We really stink at estimating the amount of time that we’ll spend on building software. However I’m not sure that we’re much worse off than many professions. If you ask a doctor how long it takes to get better, do they know? They do in some small, often seen, well documented issues, but in many cases, they don’t really know. Can lawyers determine how long it takes to solve a case beforehand?
It seems the more accurate estimates typically come from places where the problem is fairly simple and very well known. However that’s probably true in software as well. If I asked you how long to write a new blog site, I bet many developers could come up with a close estimate.

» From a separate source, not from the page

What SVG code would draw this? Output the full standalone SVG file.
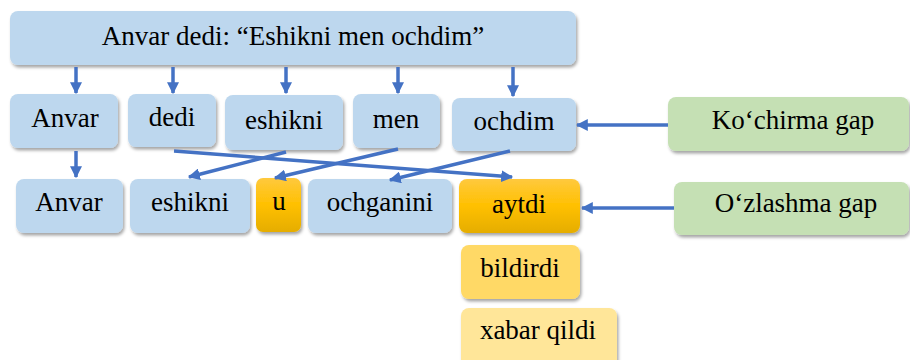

The idea of telling a computer to do x seems more bounded and contained than other professions, but it’s really not. This is often because developers don’t get a complete statement of all the requirements from clients. However this also isn’t really any different than many professions. How many of you know exactly how you want a house built, or legal matter settled, or the specifics of medical treatments and effects?
I read an interesting piece on the idea that developers should just make small estimates, small changes, and move forward. They should be willing to undo, or redo their efforts as needed. That’s one of the benefits of Version Control Systems (VCS) and the great developers take advantage of the possibilities.
While there are certainly problems with moving too fast, there should be plenty of reviews, tests, and other steps in the process that keep the quality of code high. Letting developers push forward, experimenting, and building sections of code quickly can help continue to push your development effort quickly. As long as they’re willing to undo and redo their efforts as they get closer to the end product.